Written request:
Where a line in the listing contains the string "this", copy that line out.

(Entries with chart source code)
————
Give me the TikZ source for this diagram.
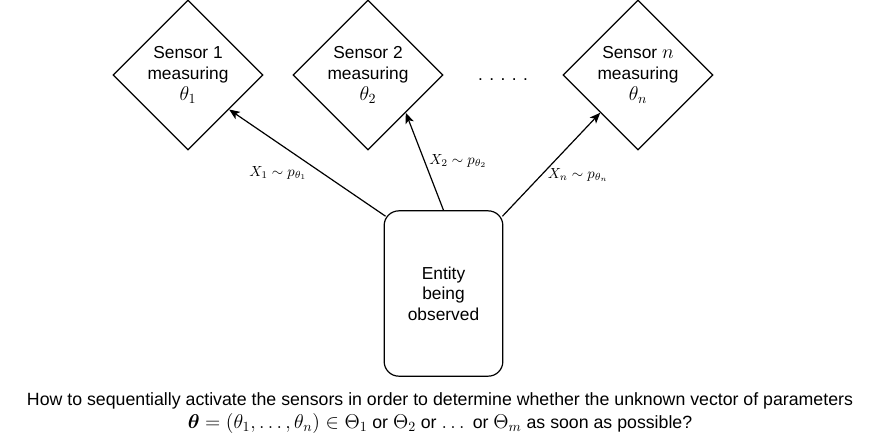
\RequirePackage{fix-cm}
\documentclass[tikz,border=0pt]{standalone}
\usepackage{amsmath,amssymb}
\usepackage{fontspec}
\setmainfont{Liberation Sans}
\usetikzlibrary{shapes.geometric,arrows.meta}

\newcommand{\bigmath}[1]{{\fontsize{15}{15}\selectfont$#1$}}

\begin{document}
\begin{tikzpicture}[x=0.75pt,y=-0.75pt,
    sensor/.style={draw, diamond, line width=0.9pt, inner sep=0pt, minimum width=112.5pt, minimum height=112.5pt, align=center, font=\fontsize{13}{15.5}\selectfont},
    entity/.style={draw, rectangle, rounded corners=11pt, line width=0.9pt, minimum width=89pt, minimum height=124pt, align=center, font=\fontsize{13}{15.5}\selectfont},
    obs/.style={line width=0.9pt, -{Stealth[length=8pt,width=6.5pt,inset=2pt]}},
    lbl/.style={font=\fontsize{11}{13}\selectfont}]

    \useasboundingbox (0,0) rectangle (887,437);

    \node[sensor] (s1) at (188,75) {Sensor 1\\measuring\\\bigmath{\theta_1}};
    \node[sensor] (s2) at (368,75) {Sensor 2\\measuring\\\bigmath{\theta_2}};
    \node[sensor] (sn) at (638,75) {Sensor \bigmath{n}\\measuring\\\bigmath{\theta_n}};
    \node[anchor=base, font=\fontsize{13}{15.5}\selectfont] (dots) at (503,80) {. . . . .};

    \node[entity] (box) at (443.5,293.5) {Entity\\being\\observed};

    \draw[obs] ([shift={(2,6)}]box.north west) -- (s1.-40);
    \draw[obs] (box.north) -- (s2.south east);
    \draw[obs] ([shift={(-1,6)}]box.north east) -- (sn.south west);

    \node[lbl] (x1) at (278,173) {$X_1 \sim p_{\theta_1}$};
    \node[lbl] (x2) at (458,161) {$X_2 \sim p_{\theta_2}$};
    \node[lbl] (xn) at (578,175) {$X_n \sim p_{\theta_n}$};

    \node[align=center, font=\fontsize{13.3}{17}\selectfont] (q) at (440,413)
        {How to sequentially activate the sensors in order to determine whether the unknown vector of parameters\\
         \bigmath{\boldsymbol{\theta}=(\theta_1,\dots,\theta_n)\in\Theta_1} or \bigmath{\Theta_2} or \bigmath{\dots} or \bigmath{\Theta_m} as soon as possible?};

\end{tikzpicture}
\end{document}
————
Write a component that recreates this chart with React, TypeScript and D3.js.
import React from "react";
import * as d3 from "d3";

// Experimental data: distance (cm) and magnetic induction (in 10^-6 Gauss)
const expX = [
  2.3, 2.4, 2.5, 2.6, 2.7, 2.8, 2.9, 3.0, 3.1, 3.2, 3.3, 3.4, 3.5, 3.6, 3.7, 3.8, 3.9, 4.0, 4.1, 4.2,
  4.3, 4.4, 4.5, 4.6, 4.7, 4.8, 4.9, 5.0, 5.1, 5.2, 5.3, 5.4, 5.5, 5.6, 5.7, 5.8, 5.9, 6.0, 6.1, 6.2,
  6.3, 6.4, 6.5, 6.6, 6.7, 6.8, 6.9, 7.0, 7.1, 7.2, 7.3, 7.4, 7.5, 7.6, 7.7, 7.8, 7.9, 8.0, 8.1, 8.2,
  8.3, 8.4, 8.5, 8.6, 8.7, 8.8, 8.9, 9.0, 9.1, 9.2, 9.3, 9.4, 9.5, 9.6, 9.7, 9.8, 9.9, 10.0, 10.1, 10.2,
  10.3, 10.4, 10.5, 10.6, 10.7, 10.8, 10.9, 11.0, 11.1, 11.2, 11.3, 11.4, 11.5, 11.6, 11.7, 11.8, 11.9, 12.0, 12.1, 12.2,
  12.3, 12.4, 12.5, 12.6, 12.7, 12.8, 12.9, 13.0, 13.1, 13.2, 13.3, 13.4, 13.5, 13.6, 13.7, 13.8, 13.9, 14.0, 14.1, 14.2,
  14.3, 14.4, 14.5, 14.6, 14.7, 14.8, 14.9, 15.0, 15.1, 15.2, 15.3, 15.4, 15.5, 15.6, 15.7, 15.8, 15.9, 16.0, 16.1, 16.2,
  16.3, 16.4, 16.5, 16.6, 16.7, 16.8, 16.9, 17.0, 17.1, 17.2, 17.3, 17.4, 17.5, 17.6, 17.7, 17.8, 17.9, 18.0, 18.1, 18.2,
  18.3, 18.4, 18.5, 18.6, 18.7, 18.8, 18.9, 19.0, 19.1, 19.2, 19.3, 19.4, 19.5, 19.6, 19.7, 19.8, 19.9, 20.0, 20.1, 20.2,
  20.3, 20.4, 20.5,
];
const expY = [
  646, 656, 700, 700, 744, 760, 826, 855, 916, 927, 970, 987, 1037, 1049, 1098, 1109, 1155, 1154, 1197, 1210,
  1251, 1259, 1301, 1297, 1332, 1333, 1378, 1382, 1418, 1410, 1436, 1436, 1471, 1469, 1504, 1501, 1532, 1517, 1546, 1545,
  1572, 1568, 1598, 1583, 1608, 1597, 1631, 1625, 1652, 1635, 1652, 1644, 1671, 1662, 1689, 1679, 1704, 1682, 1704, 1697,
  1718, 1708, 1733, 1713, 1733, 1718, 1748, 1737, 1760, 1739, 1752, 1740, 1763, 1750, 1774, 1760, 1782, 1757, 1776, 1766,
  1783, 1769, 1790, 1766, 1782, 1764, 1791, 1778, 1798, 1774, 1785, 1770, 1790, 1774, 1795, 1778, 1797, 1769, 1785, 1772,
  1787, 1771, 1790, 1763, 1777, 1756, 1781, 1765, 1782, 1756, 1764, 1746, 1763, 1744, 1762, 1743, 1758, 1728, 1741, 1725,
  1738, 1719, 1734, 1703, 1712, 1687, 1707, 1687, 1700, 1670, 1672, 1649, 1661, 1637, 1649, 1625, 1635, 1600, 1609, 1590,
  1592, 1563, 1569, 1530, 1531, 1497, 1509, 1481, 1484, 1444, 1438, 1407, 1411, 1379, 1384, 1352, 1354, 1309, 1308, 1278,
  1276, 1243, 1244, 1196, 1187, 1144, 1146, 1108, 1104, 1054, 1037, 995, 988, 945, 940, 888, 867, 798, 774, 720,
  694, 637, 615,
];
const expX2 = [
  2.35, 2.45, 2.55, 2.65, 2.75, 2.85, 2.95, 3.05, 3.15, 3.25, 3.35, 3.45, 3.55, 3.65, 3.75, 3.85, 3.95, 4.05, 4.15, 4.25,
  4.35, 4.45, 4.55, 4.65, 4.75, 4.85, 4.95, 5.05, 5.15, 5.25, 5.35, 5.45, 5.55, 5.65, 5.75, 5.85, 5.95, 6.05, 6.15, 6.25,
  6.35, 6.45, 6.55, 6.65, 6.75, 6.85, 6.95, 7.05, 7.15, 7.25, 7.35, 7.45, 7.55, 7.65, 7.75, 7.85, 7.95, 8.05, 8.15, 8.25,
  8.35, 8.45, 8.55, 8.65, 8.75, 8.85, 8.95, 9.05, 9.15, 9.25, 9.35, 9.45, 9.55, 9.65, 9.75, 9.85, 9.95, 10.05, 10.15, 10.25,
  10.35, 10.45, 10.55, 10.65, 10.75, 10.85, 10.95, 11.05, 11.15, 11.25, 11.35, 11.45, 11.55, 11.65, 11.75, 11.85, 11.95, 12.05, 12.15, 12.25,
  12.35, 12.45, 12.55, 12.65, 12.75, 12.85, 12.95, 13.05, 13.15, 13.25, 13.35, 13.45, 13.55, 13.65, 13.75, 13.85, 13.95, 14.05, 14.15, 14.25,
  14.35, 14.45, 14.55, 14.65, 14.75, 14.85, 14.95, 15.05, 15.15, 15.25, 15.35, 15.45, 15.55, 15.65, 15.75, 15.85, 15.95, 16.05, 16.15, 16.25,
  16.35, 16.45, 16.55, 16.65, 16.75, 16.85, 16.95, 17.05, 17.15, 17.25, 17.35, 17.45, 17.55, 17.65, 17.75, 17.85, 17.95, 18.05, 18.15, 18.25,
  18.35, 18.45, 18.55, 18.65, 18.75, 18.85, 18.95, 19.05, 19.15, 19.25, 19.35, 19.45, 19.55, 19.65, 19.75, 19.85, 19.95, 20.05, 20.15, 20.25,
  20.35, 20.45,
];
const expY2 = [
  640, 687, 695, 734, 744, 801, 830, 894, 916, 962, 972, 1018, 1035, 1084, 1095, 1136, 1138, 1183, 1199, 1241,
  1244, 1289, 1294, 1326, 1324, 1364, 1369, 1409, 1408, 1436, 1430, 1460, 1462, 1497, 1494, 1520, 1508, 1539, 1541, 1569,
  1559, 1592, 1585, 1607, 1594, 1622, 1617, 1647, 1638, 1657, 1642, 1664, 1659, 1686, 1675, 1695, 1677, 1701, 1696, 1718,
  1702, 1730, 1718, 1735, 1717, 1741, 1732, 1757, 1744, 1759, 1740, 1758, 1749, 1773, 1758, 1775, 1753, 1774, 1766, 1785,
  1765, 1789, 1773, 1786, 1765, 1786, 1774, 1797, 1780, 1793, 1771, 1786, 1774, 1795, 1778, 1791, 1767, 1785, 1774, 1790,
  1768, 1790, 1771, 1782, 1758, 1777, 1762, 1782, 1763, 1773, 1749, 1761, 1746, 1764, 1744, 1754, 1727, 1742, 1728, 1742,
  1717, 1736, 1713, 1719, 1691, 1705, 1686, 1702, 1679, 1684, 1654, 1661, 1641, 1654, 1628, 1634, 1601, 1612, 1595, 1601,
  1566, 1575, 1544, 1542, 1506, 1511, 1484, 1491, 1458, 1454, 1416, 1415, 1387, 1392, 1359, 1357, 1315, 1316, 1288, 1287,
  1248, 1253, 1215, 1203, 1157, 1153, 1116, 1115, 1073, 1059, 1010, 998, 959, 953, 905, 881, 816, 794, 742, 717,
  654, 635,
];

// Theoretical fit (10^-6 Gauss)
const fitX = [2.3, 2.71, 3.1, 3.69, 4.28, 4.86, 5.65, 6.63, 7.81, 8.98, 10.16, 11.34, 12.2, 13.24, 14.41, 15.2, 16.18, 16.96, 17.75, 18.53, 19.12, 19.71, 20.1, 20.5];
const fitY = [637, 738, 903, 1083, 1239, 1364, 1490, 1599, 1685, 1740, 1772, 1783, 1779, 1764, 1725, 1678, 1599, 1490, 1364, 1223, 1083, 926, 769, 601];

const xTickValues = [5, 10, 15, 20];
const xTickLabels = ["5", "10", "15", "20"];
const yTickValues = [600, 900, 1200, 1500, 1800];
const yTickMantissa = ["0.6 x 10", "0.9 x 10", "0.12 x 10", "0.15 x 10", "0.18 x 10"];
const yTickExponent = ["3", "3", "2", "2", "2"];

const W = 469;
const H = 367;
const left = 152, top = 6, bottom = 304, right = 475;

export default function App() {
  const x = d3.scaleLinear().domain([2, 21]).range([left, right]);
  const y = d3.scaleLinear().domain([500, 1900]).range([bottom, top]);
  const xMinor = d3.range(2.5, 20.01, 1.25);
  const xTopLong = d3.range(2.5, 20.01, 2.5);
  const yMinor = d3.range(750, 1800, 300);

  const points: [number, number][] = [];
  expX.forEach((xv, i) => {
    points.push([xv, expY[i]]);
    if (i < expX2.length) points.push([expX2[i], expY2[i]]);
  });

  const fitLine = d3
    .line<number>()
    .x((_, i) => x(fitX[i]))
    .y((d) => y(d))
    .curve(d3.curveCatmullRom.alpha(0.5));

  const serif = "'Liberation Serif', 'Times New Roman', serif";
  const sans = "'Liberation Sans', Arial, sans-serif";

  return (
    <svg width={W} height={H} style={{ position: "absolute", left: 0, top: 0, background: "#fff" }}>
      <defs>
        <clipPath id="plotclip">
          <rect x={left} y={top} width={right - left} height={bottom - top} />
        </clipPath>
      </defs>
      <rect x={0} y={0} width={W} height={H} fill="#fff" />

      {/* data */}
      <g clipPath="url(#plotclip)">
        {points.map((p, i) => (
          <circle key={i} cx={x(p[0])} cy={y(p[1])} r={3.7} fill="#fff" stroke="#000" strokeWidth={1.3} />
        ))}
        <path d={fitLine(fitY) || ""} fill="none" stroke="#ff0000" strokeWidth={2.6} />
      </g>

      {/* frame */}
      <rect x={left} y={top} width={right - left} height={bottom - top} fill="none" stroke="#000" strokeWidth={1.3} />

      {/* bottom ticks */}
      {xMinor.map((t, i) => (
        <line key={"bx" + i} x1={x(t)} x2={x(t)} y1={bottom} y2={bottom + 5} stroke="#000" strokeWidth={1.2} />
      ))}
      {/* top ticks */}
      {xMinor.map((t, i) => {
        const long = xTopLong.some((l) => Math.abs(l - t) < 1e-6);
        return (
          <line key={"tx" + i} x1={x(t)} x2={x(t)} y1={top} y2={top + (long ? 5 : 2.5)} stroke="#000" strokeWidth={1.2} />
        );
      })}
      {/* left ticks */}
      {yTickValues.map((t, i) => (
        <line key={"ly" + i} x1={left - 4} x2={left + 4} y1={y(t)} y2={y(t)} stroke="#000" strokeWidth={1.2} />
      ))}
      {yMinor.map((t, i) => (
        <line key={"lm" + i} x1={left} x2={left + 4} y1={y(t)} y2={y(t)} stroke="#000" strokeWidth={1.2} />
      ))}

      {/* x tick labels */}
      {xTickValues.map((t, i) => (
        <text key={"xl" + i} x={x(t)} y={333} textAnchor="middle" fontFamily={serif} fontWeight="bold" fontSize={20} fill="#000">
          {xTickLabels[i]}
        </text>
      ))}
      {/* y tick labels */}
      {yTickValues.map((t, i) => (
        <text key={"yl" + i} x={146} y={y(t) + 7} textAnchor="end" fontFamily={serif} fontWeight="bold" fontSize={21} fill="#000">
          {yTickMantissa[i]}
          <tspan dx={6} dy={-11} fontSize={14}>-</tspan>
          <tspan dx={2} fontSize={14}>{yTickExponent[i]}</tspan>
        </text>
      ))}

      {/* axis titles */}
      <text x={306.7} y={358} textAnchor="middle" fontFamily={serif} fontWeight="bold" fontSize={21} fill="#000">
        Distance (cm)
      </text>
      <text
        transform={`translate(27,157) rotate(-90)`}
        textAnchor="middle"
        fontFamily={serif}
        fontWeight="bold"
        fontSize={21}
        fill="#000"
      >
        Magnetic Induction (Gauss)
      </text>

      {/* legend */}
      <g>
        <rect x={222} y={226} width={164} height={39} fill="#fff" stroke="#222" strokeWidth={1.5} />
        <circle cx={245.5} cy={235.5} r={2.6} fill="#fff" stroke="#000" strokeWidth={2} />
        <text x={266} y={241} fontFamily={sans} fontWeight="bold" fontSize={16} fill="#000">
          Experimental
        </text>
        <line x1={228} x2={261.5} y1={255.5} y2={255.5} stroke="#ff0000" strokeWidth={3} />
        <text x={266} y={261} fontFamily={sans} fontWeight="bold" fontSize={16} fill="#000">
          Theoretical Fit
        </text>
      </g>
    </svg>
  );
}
————
Exercise solution:
Give me the TikZ source for this diagram.
Write a component that recreates this chart with React, TypeScript and D3.js.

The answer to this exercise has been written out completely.